= Alexander K. Farrar =

American politician (1814–1878)

Alexander King Farrar (c. 1814–1878) was a state senator, lawyer, slaveowner, and secession convention delegate in Mississippi.

Farrar was a prominent and wealthy slave owner with a large plantation near Kingston, Mississippi. He held 238 people as slaves in 1860. He represented Adams County, Mississippi in the Mississippi Senate from 1852 to 1858. He married Ann Mary Dougharty and, after her death in the 1860s, Lue Philps Lesley. He was involved in investigating the murder of a plantation manager.
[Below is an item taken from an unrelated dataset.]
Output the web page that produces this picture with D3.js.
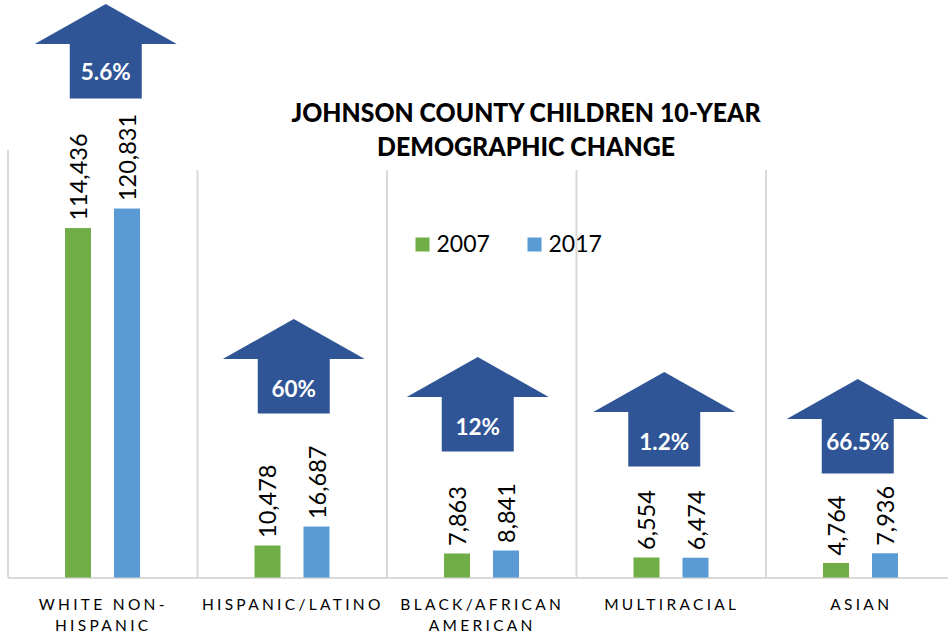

Elected as a delegate to the state secession convention held in January, 1861, Farrar was an advocate of the pro-Union position. Like many wealthy Mississippi river plantation owners, Farrar feared war would put his lands and holdings of human chattel at risk. During the American Civil War, Farrar was head of the local vigilance committee of white planters who feared a slave revolt. Farrar whipped people suspected of plotting an uprising or coordinating with Union troops, some of whom died from the torture. Farrar and other members of his committee claimed to have hung at least 40 enslaved people during the war, another former slave claimed that Farrar hung 88 enslaved people before Union occupation of the Natchez area brought his "reign of terror" to an end. Farrar faced no consequences for his wartime actions. After the war he was involved in a plan to sell part of his plantation to freedmen.

Louisiana State University has a collection of his papers.